TASK TO COMPLETE
Quote every line below exactly and skip any picture.

-- BEGIN GIVEN INFORMATION --

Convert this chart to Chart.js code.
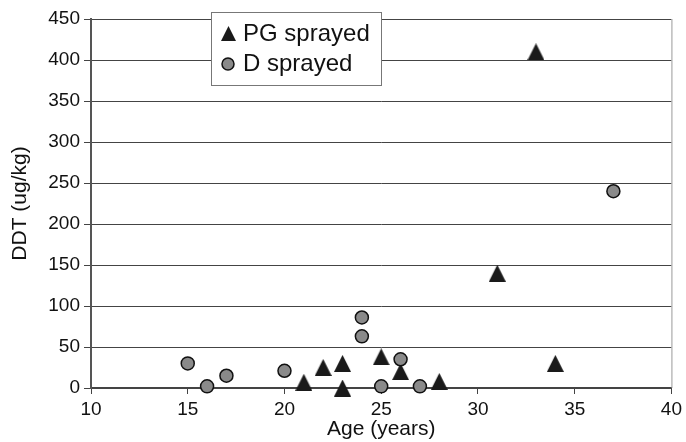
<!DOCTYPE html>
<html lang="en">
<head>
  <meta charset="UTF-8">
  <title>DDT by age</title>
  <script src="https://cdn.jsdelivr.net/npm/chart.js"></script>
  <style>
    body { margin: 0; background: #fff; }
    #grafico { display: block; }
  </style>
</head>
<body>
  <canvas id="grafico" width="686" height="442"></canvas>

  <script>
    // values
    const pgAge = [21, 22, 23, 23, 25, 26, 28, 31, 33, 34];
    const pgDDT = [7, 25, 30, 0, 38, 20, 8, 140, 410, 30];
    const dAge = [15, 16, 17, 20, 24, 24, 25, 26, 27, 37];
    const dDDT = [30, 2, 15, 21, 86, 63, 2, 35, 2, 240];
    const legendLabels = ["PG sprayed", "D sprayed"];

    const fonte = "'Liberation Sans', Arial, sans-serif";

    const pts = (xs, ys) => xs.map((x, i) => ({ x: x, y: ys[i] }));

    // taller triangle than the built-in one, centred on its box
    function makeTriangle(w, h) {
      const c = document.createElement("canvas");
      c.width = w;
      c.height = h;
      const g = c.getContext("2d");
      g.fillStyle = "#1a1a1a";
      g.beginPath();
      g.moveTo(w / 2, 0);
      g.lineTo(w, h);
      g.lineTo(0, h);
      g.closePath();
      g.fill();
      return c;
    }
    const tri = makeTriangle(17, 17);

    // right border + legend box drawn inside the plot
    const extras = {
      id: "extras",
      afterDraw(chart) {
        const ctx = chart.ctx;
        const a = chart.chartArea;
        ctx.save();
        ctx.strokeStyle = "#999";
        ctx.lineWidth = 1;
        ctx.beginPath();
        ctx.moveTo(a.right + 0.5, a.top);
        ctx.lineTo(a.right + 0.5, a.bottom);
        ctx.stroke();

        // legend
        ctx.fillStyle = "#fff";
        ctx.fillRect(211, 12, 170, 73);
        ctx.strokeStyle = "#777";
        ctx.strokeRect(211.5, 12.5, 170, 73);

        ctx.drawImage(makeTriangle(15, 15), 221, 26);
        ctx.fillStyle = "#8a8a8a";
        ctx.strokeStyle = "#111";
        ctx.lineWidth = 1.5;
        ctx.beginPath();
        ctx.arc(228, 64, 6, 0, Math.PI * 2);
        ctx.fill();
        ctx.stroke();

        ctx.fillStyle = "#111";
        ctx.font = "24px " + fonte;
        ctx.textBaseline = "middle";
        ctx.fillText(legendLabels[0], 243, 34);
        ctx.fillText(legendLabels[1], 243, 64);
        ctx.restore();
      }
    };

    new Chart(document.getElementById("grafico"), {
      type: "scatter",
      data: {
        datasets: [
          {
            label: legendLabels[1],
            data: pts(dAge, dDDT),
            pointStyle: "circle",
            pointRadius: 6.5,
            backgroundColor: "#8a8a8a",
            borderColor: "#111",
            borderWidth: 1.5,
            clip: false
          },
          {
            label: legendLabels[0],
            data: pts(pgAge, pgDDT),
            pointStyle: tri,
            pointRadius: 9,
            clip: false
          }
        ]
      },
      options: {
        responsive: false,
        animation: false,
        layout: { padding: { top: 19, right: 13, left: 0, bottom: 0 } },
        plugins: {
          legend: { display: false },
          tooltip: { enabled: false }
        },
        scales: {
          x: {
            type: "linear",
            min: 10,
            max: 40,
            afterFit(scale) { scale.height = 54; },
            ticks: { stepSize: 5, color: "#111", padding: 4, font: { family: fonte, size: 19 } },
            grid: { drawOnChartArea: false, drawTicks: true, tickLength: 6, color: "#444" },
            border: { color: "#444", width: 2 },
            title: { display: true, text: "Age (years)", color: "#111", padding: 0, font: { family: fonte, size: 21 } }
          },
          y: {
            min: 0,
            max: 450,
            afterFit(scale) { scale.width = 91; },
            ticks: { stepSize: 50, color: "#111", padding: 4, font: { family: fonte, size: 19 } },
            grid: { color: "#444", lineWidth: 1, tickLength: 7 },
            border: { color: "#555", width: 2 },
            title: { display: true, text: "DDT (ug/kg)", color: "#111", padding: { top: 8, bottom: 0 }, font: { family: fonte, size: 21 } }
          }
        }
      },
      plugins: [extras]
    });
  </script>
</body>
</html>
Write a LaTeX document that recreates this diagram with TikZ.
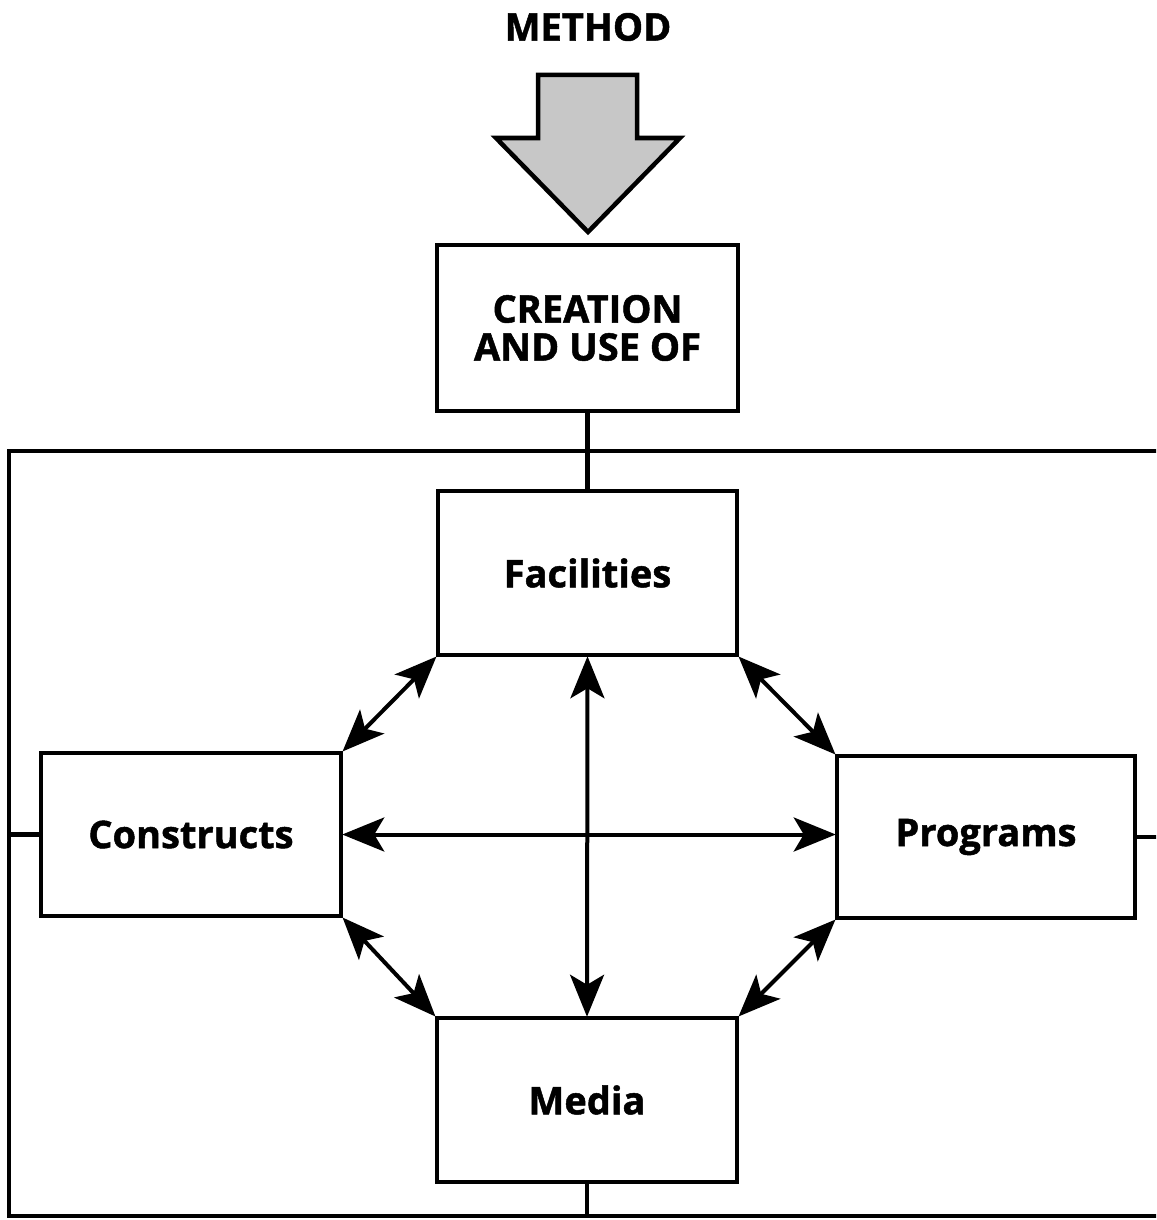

-- END GIVEN INFORMATION --

EXPECTED ANSWER
Convert this chart to Chart.js code.
<!DOCTYPE html>
<html lang="en">
<head>
  <meta charset="UTF-8">
  <title>DDT by age</title>
  <script src="https://cdn.jsdelivr.net/npm/chart.js"></script>
  <style>
    body { margin: 0; background: #fff; }
    #grafico { display: block; }
  </style>
</head>
<body>
  <canvas id="grafico" width="686" height="442"></canvas>

  <script>
    // values
    const pgAge = [21, 22, 23, 23, 25, 26, 28, 31, 33, 34];
    const pgDDT = [7, 25, 30, 0, 38, 20, 8, 140, 410, 30];
    const dAge = [15, 16, 17, 20, 24, 24, 25, 26, 27, 37];
    const dDDT = [30, 2, 15, 21, 86, 63, 2, 35, 2, 240];
    const legendLabels = ["PG sprayed", "D sprayed"];

    const fonte = "'Liberation Sans', Arial, sans-serif";

    const pts = (xs, ys) => xs.map((x, i) => ({ x: x, y: ys[i] }));

    // taller triangle than the built-in one, centred on its box
    function makeTriangle(w, h) {
      const c = document.createElement("canvas");
      c.width = w;
      c.height = h;
      const g = c.getContext("2d");
      g.fillStyle = "#1a1a1a";
      g.beginPath();
      g.moveTo(w / 2, 0);
      g.lineTo(w, h);
      g.lineTo(0, h);
      g.closePath();
      g.fill();
      return c;
    }
    const tri = makeTriangle(17, 17);

    // right border + legend box drawn inside the plot
    const extras = {
      id: "extras",
      afterDraw(chart) {
        const ctx = chart.ctx;
        const a = chart.chartArea;
        ctx.save();
        ctx.strokeStyle = "#999";
        ctx.lineWidth = 1;
        ctx.beginPath();
        ctx.moveTo(a.right + 0.5, a.top);
        ctx.lineTo(a.right + 0.5, a.bottom);
        ctx.stroke();

        // legend
        ctx.fillStyle = "#fff";
        ctx.fillRect(211, 12, 170, 73);
        ctx.strokeStyle = "#777";
        ctx.strokeRect(211.5, 12.5, 170, 73);

        ctx.drawImage(makeTriangle(15, 15), 221, 26);
        ctx.fillStyle = "#8a8a8a";
        ctx.strokeStyle = "#111";
        ctx.lineWidth = 1.5;
        ctx.beginPath();
        ctx.arc(228, 64, 6, 0, Math.PI * 2);
        ctx.fill();
        ctx.stroke();

        ctx.fillStyle = "#111";
        ctx.font = "24px " + fonte;
        ctx.textBaseline = "middle";
        ctx.fillText(legendLabels[0], 243, 34);
        ctx.fillText(legendLabels[1], 243, 64);
        ctx.restore();
      }
    };

    new Chart(document.getElementById("grafico"), {
      type: "scatter",
      data: {
        datasets: [
          {
            label: legendLabels[1],
            data: pts(dAge, dDDT),
            pointStyle: "circle",
            pointRadius: 6.5,
            backgroundColor: "#8a8a8a",
            borderColor: "#111",
            borderWidth: 1.5,
            clip: false
          },
          {
            label: legendLabels[0],
            data: pts(pgAge, pgDDT),
            pointStyle: tri,
            pointRadius: 9,
            clip: false
          }
        ]
      },
      options: {
        responsive: false,
        animation: false,
        layout: { padding: { top: 19, right: 13, left: 0, bottom: 0 } },
        plugins: {
          legend: { display: false },
          tooltip: { enabled: false }
        },
        scales: {
          x: {
            type: "linear",
            min: 10,
            max: 40,
            afterFit(scale) { scale.height = 54; },
            ticks: { stepSize: 5, color: "#111", padding: 4, font: { family: fonte, size: 19 } },
            grid: { drawOnChartArea: false, drawTicks: true, tickLength: 6, color: "#444" },
            border: { color: "#444", width: 2 },
            title: { display: true, text: "Age (years)", color: "#111", padding: 0, font: { family: fonte, size: 21 } }
          },
          y: {
            min: 0,
            max: 450,
            afterFit(scale) { scale.width = 91; },
            ticks: { stepSize: 50, color: "#111", padding: 4, font: { family: fonte, size: 19 } },
            grid: { color: "#444", lineWidth: 1, tickLength: 7 },
            border: { color: "#555", width: 2 },
            title: { display: true, text: "DDT (ug/kg)", color: "#111", padding: { top: 8, bottom: 0 }, font: { family: fonte, size: 21 } }
          }
        }
      },
      plugins: [extras]
    });
  </script>
</body>
</html>
Write a LaTeX document that recreates this diagram with TikZ.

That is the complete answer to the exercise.